EMA overcomes its own prejudice to approve PrEP in Europe: four years too late
1 August 2016. Related: HIV prevention and transmission.
Simon Collins, HIV i-Base
On 22 July 2016, the European Medicines Agency (EMA) overcame their own organisational blocks and finally recommended granting authorisation for TDF/FTC to be used as PrEP in the European Union (EU).
This has taken four years since the FDA approved PrEP in the US. The delay is directly due to inappropriate actions from the European agency for which no-one has yet formally taken responsibility.
The recommendation for approval (by the Committee for Medicinal Products for Human Use – CHMP) is based on the same clinical evidence that was used to approve PrEP in the US in July 2012 – iPrEX and the Partners PrEP study.
Following US approval, instead of allowing a similar application for EU access, the EMA took it upon itself to decide that PrEP was not for Europe – despite community pressure to enable access. Instead, a committee, acting without authority or transparency, decided to block access to the latest prevention options to people in the EU.
Their rational was an erroneous belief that there would be little demand for PrEP and a misguided concern that people using PrEP might use fewer condoms – the outcome that PrEP is specifically designed to protect against.
These concerns are not the remit for a scientific agency charged with evaluating efficacy and safety of medicines.
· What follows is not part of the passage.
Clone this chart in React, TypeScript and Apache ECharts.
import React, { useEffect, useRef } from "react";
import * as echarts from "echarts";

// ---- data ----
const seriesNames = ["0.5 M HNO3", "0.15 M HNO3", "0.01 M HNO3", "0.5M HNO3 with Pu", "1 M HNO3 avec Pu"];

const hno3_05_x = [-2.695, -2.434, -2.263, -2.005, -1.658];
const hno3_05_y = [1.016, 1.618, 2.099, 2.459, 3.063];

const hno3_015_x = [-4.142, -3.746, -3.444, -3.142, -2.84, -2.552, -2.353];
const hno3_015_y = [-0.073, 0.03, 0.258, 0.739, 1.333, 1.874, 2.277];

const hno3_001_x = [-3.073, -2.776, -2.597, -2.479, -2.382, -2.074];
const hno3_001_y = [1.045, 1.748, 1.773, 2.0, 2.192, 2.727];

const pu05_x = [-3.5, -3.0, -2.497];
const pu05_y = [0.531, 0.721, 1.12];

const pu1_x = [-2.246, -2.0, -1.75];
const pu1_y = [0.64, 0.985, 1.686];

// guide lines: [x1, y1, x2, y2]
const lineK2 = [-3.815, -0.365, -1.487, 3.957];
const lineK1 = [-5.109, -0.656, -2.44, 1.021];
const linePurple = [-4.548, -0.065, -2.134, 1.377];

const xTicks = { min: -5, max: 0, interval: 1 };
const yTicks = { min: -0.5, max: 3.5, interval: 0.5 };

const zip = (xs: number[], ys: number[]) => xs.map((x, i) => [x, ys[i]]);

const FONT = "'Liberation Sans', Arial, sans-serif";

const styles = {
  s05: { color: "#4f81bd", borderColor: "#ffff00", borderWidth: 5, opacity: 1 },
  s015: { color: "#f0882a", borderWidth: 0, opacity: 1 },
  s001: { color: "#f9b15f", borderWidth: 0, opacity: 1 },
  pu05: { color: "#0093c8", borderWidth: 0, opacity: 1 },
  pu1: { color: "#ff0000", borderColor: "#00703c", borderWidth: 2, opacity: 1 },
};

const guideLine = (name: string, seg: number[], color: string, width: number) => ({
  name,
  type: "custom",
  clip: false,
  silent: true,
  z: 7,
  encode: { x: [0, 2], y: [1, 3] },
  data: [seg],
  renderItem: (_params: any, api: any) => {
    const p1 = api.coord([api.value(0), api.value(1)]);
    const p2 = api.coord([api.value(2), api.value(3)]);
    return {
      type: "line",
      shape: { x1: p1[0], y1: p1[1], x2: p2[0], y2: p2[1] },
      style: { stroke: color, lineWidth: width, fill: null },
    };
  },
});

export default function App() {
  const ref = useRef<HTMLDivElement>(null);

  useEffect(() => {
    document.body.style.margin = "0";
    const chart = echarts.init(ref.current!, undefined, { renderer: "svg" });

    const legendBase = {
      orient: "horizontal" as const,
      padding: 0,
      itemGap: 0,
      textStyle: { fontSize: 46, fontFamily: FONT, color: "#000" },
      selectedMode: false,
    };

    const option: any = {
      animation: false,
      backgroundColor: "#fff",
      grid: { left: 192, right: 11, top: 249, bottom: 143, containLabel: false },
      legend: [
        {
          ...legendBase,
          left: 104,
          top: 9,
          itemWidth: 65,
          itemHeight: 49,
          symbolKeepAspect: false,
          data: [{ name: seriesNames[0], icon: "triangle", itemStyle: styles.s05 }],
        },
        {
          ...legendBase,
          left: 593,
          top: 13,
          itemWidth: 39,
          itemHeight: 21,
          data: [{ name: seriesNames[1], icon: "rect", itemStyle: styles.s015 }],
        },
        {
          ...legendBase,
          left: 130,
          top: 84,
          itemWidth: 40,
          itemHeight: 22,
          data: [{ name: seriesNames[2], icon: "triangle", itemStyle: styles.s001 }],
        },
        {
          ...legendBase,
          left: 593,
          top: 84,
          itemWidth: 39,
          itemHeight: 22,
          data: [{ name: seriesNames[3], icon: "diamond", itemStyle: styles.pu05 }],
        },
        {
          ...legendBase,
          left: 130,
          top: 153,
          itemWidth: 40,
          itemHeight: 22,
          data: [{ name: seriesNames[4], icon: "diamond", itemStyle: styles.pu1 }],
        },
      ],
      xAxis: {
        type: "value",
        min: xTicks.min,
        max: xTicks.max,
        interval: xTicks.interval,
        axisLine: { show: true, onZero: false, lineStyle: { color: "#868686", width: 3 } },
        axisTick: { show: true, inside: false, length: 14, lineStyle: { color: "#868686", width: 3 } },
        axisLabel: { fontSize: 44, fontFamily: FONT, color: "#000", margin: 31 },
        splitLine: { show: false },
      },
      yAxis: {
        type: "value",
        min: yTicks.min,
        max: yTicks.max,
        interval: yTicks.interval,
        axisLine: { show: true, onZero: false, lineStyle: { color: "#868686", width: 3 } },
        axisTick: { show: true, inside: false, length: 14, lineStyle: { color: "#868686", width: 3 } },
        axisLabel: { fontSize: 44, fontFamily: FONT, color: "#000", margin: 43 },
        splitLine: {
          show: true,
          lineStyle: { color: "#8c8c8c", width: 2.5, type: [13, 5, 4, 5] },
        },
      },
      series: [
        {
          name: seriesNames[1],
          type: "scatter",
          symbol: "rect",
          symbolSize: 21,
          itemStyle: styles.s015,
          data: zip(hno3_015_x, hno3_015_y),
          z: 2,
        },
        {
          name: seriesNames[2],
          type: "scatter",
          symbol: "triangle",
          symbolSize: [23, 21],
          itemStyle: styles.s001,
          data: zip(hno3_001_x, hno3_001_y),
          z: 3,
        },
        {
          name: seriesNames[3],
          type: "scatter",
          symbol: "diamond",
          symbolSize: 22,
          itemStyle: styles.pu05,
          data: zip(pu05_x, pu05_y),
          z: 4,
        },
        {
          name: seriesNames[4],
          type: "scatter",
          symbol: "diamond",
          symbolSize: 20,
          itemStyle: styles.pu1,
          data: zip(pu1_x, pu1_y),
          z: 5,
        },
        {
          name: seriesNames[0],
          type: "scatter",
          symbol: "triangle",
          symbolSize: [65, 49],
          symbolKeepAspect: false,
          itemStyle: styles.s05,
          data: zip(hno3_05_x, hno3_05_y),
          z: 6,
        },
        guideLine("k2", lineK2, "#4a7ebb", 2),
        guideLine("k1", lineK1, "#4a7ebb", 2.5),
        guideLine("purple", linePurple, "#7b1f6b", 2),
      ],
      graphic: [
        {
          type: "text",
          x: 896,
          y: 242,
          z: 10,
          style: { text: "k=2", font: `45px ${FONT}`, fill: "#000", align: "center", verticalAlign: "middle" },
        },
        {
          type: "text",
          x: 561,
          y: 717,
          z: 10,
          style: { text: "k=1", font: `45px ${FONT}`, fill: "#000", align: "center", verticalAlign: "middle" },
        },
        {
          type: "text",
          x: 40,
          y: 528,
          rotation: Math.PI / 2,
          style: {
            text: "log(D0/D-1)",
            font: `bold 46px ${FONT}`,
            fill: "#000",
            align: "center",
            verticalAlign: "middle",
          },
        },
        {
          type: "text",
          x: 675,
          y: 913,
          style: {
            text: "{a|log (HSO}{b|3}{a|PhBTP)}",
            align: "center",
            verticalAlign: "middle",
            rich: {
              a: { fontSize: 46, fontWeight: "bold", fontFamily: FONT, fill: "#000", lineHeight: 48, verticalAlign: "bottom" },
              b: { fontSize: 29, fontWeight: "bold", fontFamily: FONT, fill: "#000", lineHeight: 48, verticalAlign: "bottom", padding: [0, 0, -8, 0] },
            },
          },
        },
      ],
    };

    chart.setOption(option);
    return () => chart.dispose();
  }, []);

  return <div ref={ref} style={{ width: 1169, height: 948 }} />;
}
To refute this, the EMA should provide examples of when statins, fibrates or other medicines for cardiovascular health have been withheld due to the committee concerns that people might continue to smoke cigarettes, enjoy pastries or exercise slightly less than recommended guidelines.
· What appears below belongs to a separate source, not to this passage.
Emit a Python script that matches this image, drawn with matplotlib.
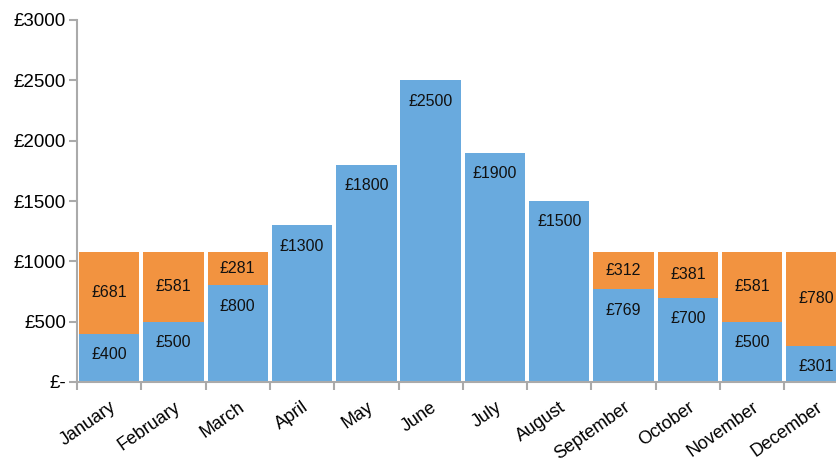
import matplotlib
matplotlib.use('Agg')
import matplotlib.pyplot as plt
import matplotlib.ticker as mticker
import numpy as np

## chart data
months = ['January', 'February', 'March', 'April', 'May', 'June', 'July',
          'August', 'September', 'October', 'November', 'December']
base = [400, 500, 800, 1300, 1800, 2500, 1900, 1500, 769, 700, 500, 301]
extra = [681, 581, 281, 0, 0, 0, 0, 0, 312, 381, 581, 780]
y_ticks = [0, 500, 1000, 1500, 2000, 2500, 3000]

blue = '#69aade'
orange = '#f29340'
axis_grey = '#aaaaaa'

plt.rcParams['font.family'] = ['Liberation Sans', 'DejaVu Sans']

fig = plt.figure(figsize=(8.37, 4.68), dpi=100)
ax = fig.add_axes([77/837, 86/468, 1 - 77/837, 362/468])

x = np.arange(len(months))
off, width = 0.03, 0.94
ax.bar(x + off, base, width=width, align='edge', color=blue)
ax.bar(x + off, extra, width=width, align='edge', bottom=base, color=orange)

## value labels: blue near the top of its bar, orange centred in its segment
for i, (b, e) in enumerate(zip(base, extra)):
    ax.annotate(f'£{b}', (i + 0.5, b), xytext=(0, -21), textcoords='offset pixels',
                ha='center', va='center', fontsize=11.5, color='#111111',
                annotation_clip=True)
    if e > 0:
        ax.text(i + 0.5, b + e / 2, f'£{e}', ha='center', va='center',
                fontsize=11.5, color='#111111', clip_on=True)

ax.set_xlim(0, 760 / 64.3)
ax.set_ylim(0, 3000)

## y axis
ax.set_yticks(y_ticks)
ax.yaxis.set_major_formatter(mticker.FuncFormatter(
    lambda v, p: '£-' if v == 0 else f'£{v:.0f}'))
ax.tick_params(axis='y', length=6, width=1.5, color=axis_grey, labelsize=13.5, pad=2)

## x axis: ticks at band edges, labels at band centres
ax.set_xticks(x, minor=True)
ax.set_xticks(x + 0.5)
ax.set_xticklabels(months, rotation=35, ha='right', va='top', rotation_mode='anchor')
ax.tick_params(axis='x', which='major', length=0, labelsize=13, pad=12)
ax.tick_params(axis='x', which='minor', length=6, width=1.5, color=axis_grey)

for s in ('top', 'right'):
    ax.spines[s].set_visible(False)
for s in ('left', 'bottom'):
    ax.spines[s].set_color(axis_grey)
    ax.spines[s].set_linewidth(1.5)

fig.savefig('out.png', dpi=100)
In this case the EMA took inappropriate moral – rather than scientific – decisions to block access to the most advanced option for protection against HIV infection.
In doing this they disproportionately affected marginalised populations including gay men, people who inject drugs, sex workers and migrant communities.
Comment
Recommendations by the CHMP need to be formally adopted by the EU, after which, as with all medicines, each member country negotiates access, price and reimbursement.
France announced an early access programme for PrEP in November 2015.
The EMA delays played a role in the tens of thousands of new HIV infections that occurred since 2012 – and yet no-one from the EMA has acknowledged this lack of transparency in the approval process or taken personal responsibility for these decisions.
References:
- EMA press release. First medicine for HIV pre-exposure prophylaxis recommended for approval in the EU. 22 July 2016.